The Fed is trying to determine whether the economy has shown recent signs of weakness because of severe winter weather or fundamental obstacles to growth. The policy-setting Federal Open Market Committee (FOMC) meets 18-19 March in its first gathering led by chair Janet Yellen since she succeeded Ben S. Bernanke last month.
New York Fed president William C. Dudley said on 7 March he sees a “reasonably favorable" outlook for the economy, even as high unemployment and low inflation warrant stimulus for a “considerable time."

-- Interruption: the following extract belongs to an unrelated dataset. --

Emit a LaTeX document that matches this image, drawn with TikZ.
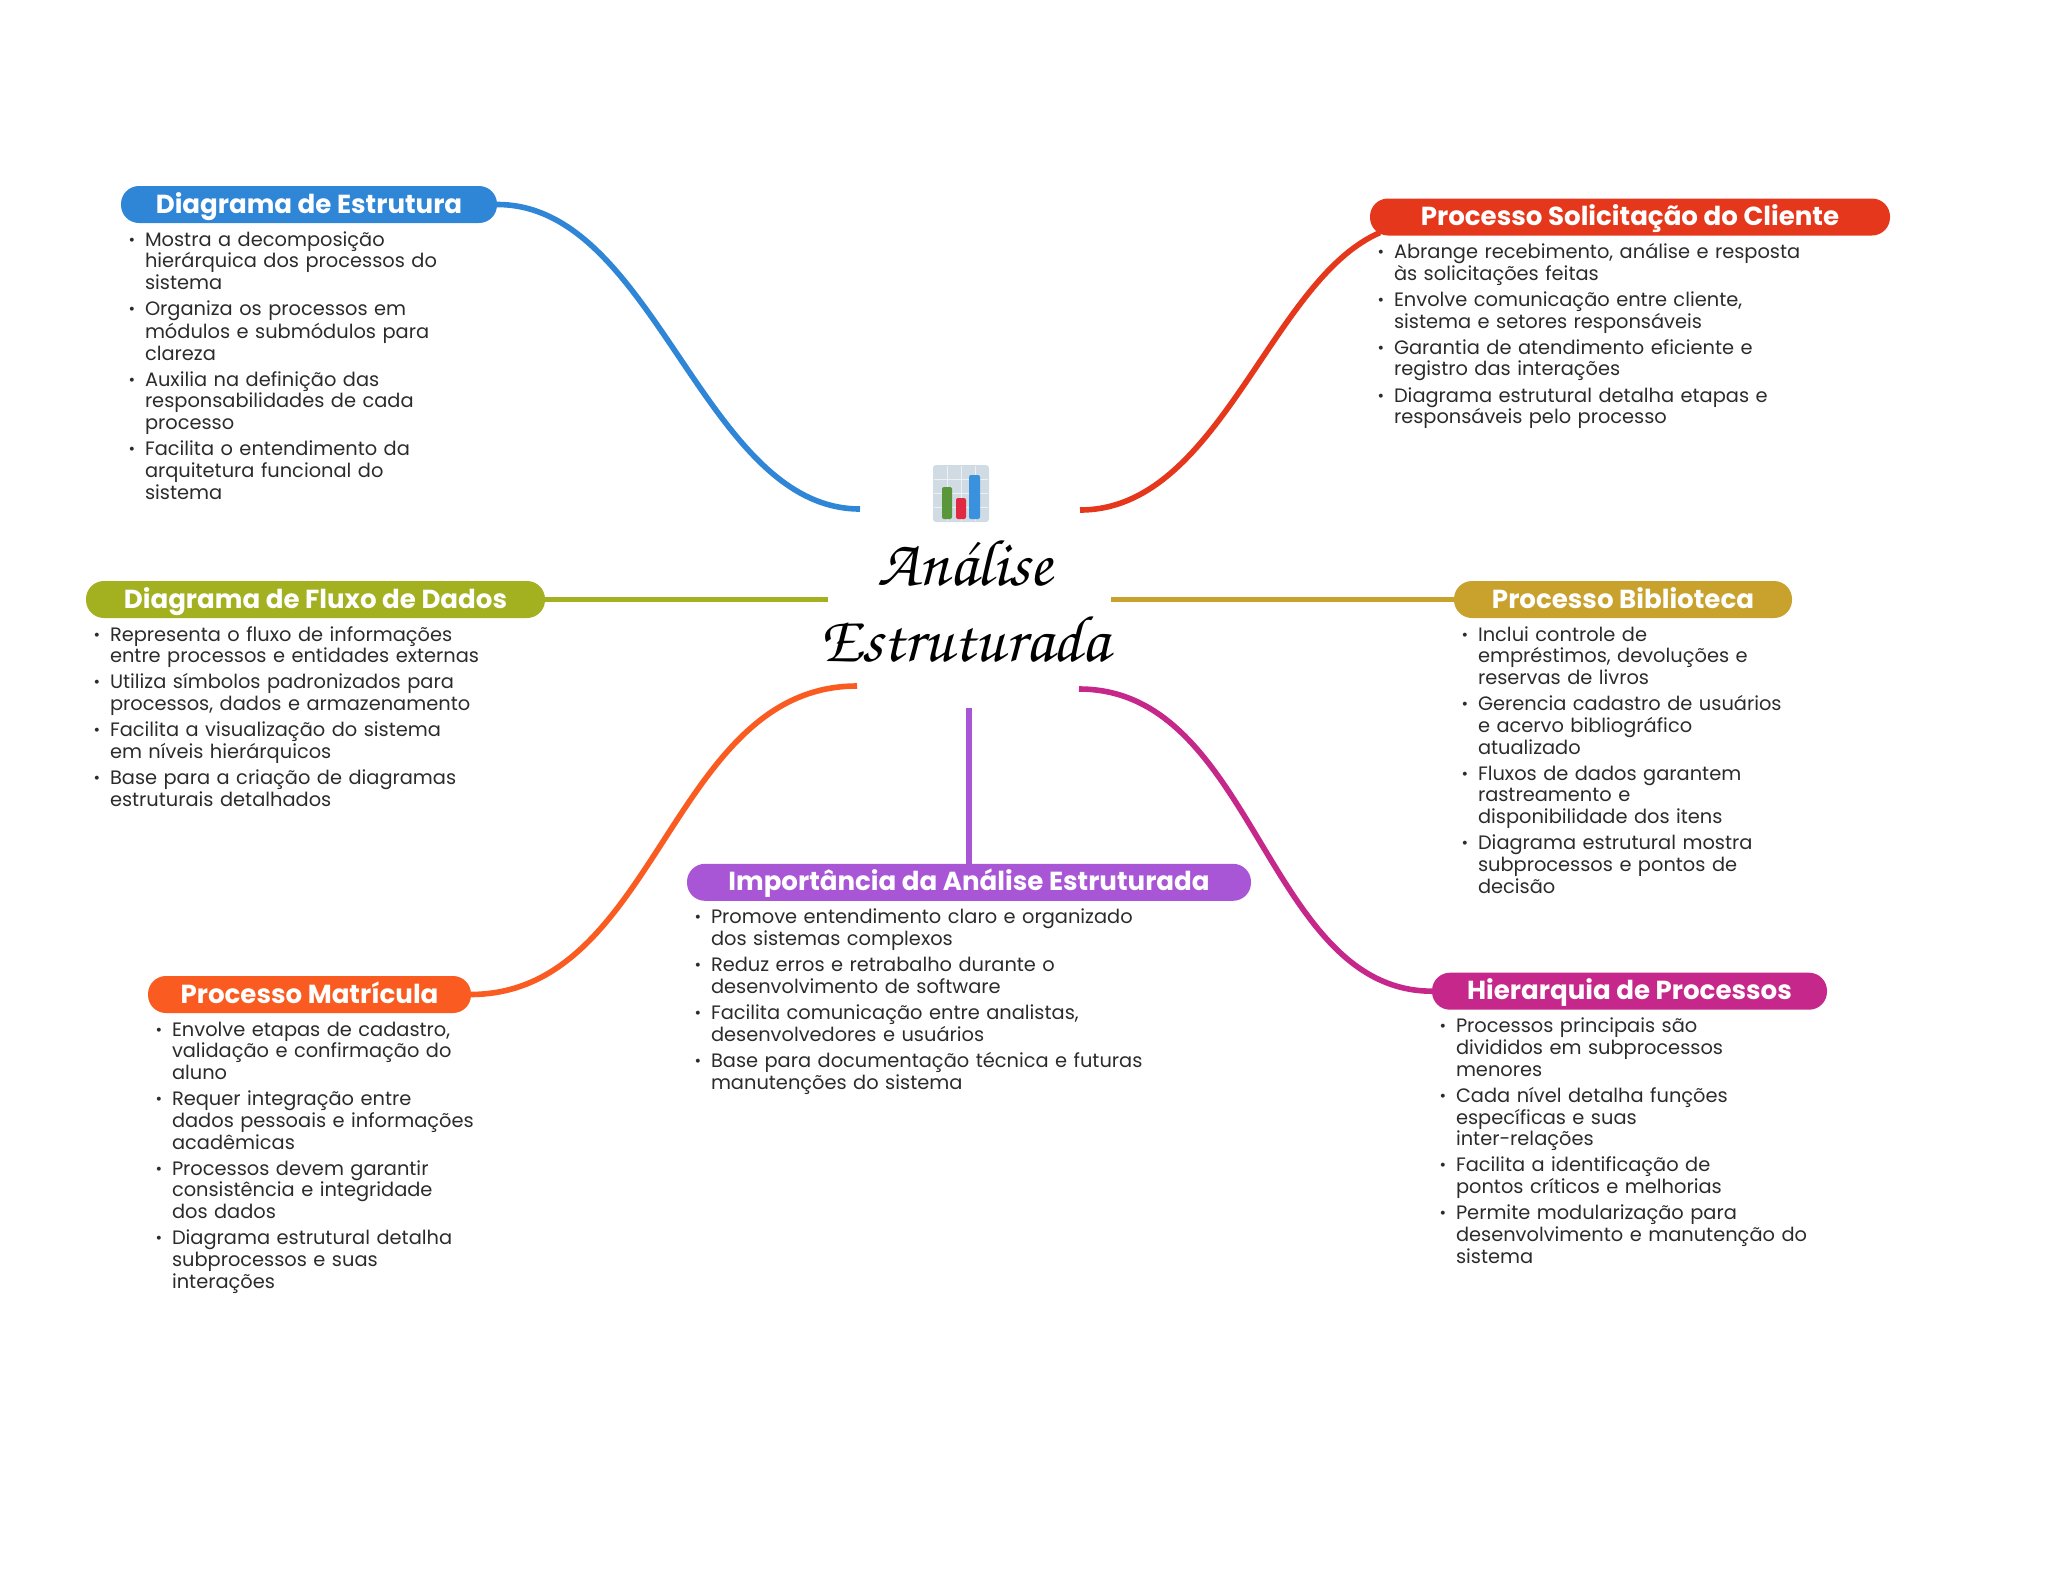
\documentclass[tikz,border=0pt]{standalone}
\usepackage{fontspec}
\setmainfont{Poppins}
\usetikzlibrary{positioning,backgrounds}
\definecolor{mmblue}{RGB}{47,134,214}
\definecolor{mmred}{RGB}{229,55,27}
\definecolor{mmolive}{RGB}{163,176,31}
\definecolor{mmgold}{RGB}{201,162,46}
\definecolor{mmorange}{RGB}{249,91,32}
\definecolor{mmpurple}{RGB}{169,86,214}
\definecolor{mmmagenta}{RGB}{198,39,138}
\definecolor{mmtext}{RGB}{43,43,43}
\definecolor{mmgrid}{RGB}{209,219,227}
\definecolor{mmbargreen}{RGB}{90,150,58}
\definecolor{mmbarred}{RGB}{224,42,66}
\definecolor{mmbarblue}{RGB}{58,146,222}
\newcommand{\bitem}[1]{\par\lineskip=0pt\noindent\hbox to 24pt{\hskip 7.5pt\raisebox{1pt}{\fontsize{16}{16}\selectfont •}\hfil}\parbox[t]{480pt}{\strut#1\strut}\par\vspace{4.4pt}}
\tikzset{
  headnode/.style={rectangle, rounded corners=18pt, minimum height=37pt, inner sep=0pt, text height=21pt, text depth=4pt, text=white, font=\fontsize{26.1}{30}\selectfont\bfseries},
  bodynode/.style={anchor=north west, inner sep=0pt, text width=520pt, align=left, text=mmtext, font=\fontsize{19.4}{21.7}\selectfont},
  branch/.style={line width=5.6pt},
}
\begin{document}
\begin{tikzpicture}[x=1pt,y=-1pt]
\useasboundingbox (0,0) rectangle (2048,1569);

% title and icon
\fill[mmgrid, rounded corners=3pt] (933,465) rectangle (989,522);
\foreach \gx in {947,961,975} {\draw[white!60!mmgrid, line width=1pt] (\gx,466) -- (\gx,521);}
\foreach \gy in {479,493,507} {\draw[white!60!mmgrid, line width=1pt] (934,\gy) -- (988,\gy);}
\fill[mmbargreen, rounded corners=2pt] (942,487) rectangle (952,519);
\fill[mmbarred, rounded corners=2pt] (956,498) rectangle (966,519);
\fill[mmbarblue, rounded corners=2pt] (969,475) rectangle (980,519);
\node[font=\fontencoding{T1}\fontfamily{pzc}\fontseries{mb}\fontshape{it}\fontsize{66}{76}\selectfont, align=center, inner sep=0pt] (titulo) at (965,600) {An\'alise\\Estruturada};

% branch heads
\node[headnode, fill=mmblue, minimum width=376pt] (estrutura) at (309,204.5) {Diagrama de Estrutura};
\node[headnode, fill=mmred, minimum width=520pt] (solicitacao) at (1630,217) {Processo Solicitação do Cliente};
\node[headnode, fill=mmolive, minimum width=459pt] (fluxo) at (315.5,599.5) {Diagrama de Fluxo de Dados};
\node[headnode, fill=mmgold, minimum width=338pt] (biblioteca) at (1623,599.5) {Processo Biblioteca};
\node[headnode, fill=mmorange, minimum width=323pt] (matricula) at (309.5,994.5) {Processo Matrícula};
\node[headnode, fill=mmpurple, minimum width=564pt] (importancia) at (969,882.3) {Importância da Análise Estruturada};
\node[headnode, fill=mmmagenta, minimum width=395pt] (hierarquia) at (1629.5,991.2) {Hierarquia de Processos};

% free ends next to the title
\coordinate (estruturaend) at (860,509);
\coordinate (solicitacaoend) at (1080,510);
\coordinate (fluxoend) at (828,599.5);
\coordinate (bibliotecaend) at (1111,599.5);
\coordinate (matriculaend) at (857,686);
\coordinate (importanciaend) at (969,708);
\coordinate (hierarquiaend) at (1079,689);

\begin{scope}[on background layer]
\draw[branch, color=mmblue] (estrutura.east) .. controls (655,204.5) and (703,509) .. (estruturaend);
\draw[branch, color=mmred] (solicitacaoend) .. controls (1220,510) and (1270,280) .. ([xshift=10pt,yshift=3pt]solicitacao.south west);
\draw[branch, color=mmolive] (fluxo.east) -- (fluxoend);
\draw[branch, color=mmgold] (biblioteca.west) -- (bibliotecaend);
\draw[branch, color=mmorange] (matricula.east) .. controls (658,993.5) and (670,686) .. (matriculaend);
\draw[branch, color=mmpurple] (importancia.north) -- (importanciaend);
\draw[branch, color=mmmagenta] (hierarquia.west) .. controls (1265,990.5) and (1255,689) .. (hierarquiaend);
\end{scope}

% branch texts
\node[bodynode, below right=1pt and 0pt of estrutura.south west] (estruturatxt) {%
\bitem{Mostra a decomposição\\hierárquica dos processos do\\sistema}
\bitem{Organiza os processos em\\módulos e submódulos para\\clareza}
\bitem{Auxilia na definição das\\responsabilidades de cada\\processo}
\bitem{Facilita o entendimento da\\arquitetura funcional do\\sistema}};

\node[bodynode, below right=1pt and 0pt of solicitacao.south west] (solicitacaotxt) {%
\bitem{Abrange recebimento, análise e resposta\\às solicitações feitas}
\bitem{Envolve comunicação entre cliente,\\sistema e setores responsáveis}
\bitem{Garantia de atendimento eficiente e\\registro das interações}
\bitem{Diagrama estrutural detalha etapas e\\responsáveis pelo processo}};

\node[bodynode, below right=1pt and 0pt of fluxo.south west] (fluxotxt) {%
\bitem{Representa o fluxo de informações\\entre processos e entidades externas}
\bitem{Utiliza símbolos padronizados para\\processos, dados e armazenamento}
\bitem{Facilita a visualização do sistema\\em níveis hierárquicos}
\bitem{Base para a criação de diagramas\\estruturais detalhados}};

\node[bodynode, below right=1pt and 0pt of biblioteca.south west] (bibliotecatxt) {%
\bitem{Inclui controle de\\empréstimos, devoluções e\\reservas de livros}
\bitem{Gerencia cadastro de usuários\\e acervo bibliográfico\\atualizado}
\bitem{Fluxos de dados garantem\\rastreamento e\\disponibilidade dos itens}
\bitem{Diagrama estrutural mostra\\subprocessos e pontos de\\decisão}};

\node[bodynode, below right=1pt and 0pt of matricula.south west] (matriculatxt) {%
\bitem{Envolve etapas de cadastro,\\validação e confirmação do\\aluno}
\bitem{Requer integração entre\\dados pessoais e informações\\acadêmicas}
\bitem{Processos devem garantir\\consistência e integridade\\dos dados}
\bitem{Diagrama estrutural detalha\\subprocessos e suas\\interações}};

\node[bodynode, below right=1pt and 0pt of importancia.south west] (importanciatxt) {%
\bitem{Promove entendimento claro e organizado\\dos sistemas complexos}
\bitem{Reduz erros e retrabalho durante o\\desenvolvimento de software}
\bitem{Facilita comunicação entre analistas,\\desenvolvedores e usuários}
\bitem{Base para documentação técnica e futuras\\manutenções do sistema}};

\node[bodynode, below right=1pt and 0pt of hierarquia.south west] (hierarquiatxt) {%
\bitem{Processos principais são\\divididos em subprocessos\\menores}
\bitem{Cada nível detalha funções\\específicas e suas\\inter-relações}
\bitem{Facilita a identificação de\\pontos críticos e melhorias}
\bitem{Permite modularização para\\desenvolvimento e manutenção do\\sistema}};
\end{tikzpicture}
\end{document}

The US employers added more workers than projected in February, data last week showed, indicating the economy is starting to bounce back from a weather-induced setback. The 175,000 gain in employment followed a revised 129,000 increase the prior month that was bigger than initially estimated.
No Whip-Saw
Improvement in the labour market is one reason the FOMC has trimmed monthly bond purchases by $10 billion in each of its past two meetings. The central bank in January reduced monthly bond purchases to $65 billion.
Policy shouldn’t be “whip-sawed from month to month," Plosser said when asked about the jobs numbers. The numbers were “encouraging," though they follow other data in the previous two months that were “weak," he said.
Yellen has pledged to press on with gradual reductions in so-called quantitative easing so long as the economy continues to show signs of improvement.
The Fed has pledged to keep the main interest rate at zero well past the time unemployment falls below 6.5%. Labour department figures showed that joblessness rose to 6.7% in February from 6.6% the month before as more people entered the labour force and couldn’t find work.
Plosser, a former University of Rochester economist, became president of the Philadelphia Fed in August 2006. The bank’s district includes eastern Pennsylvania, southern New Jersey and Delaware. Bloomberg
Jennifer Ryan in London contributed to this story.